Audra: It was so amazing. Just learning about nonjudgmental support. No matter what someone is thinking, feeling, we are just really there to support them. And, obviously, as we go through our own births and raising our own kids, we can develop our own feelings, but putting those aside and saying, we are there to support you, and no matter what you choose. So it was nice to just learn about all those different strategies and how I could go in and help a woman in any situation, no matter what. I would feel confident doing that.
Kristin: Right. And your particular training through ProDoula — and I’m also trained through ProDoula — you realize you don’t need all the things as a doula, and you have that instinctual knowledge, and you’re able to just serve; again, without judgment, and an open heart, and a brand new doula can be just as effective as someone who’s seasoned like myself.

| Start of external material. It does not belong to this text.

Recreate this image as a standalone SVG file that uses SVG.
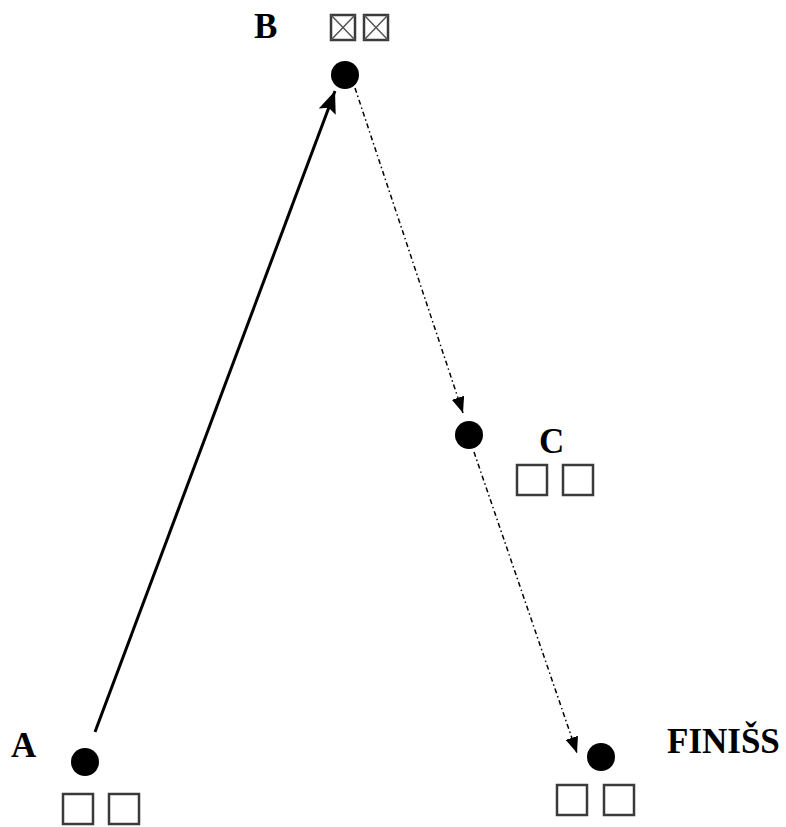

Audra: Yeah. And, again, before I knew much about doulas, I always thought, oh, they have the birthing balls and they’re in the tub and, you know, all these other knick-knacks that you have to have. And it’s really just yourself being there. That’s all you need.
Kristin: I mean, I have a birth backpack that is filled with things, but outside of, you know, my bosu and a couple other things — like, I like the LED candles to put in the bathroom if a client’s in the tub or shower, but I don’t use everything I bring. Other than snacks for myself, and that’s key. Got to keep going! But, yeah. So we’re excited to have you on the team!
Audra: Yes. I’m so excited!
Kristin: And I know you have plans eventually to become a postpartum doula, but you are available for hire for labor doula support.
Kristin: So we’re excited to begin that process with you. Thanks for sharing your story, Audra!
Audra: Yes. Thank you for having me! I love sharing it and talking about my experience.
Kristin: You’ll impact so many families, not only from listening to the podcast, but when they begin working with you. And we will include a link to your bio in our podcast notes and the blog. Thanks for listening to Ask the Doulas with Gold Coast Doulas. These moments are golden!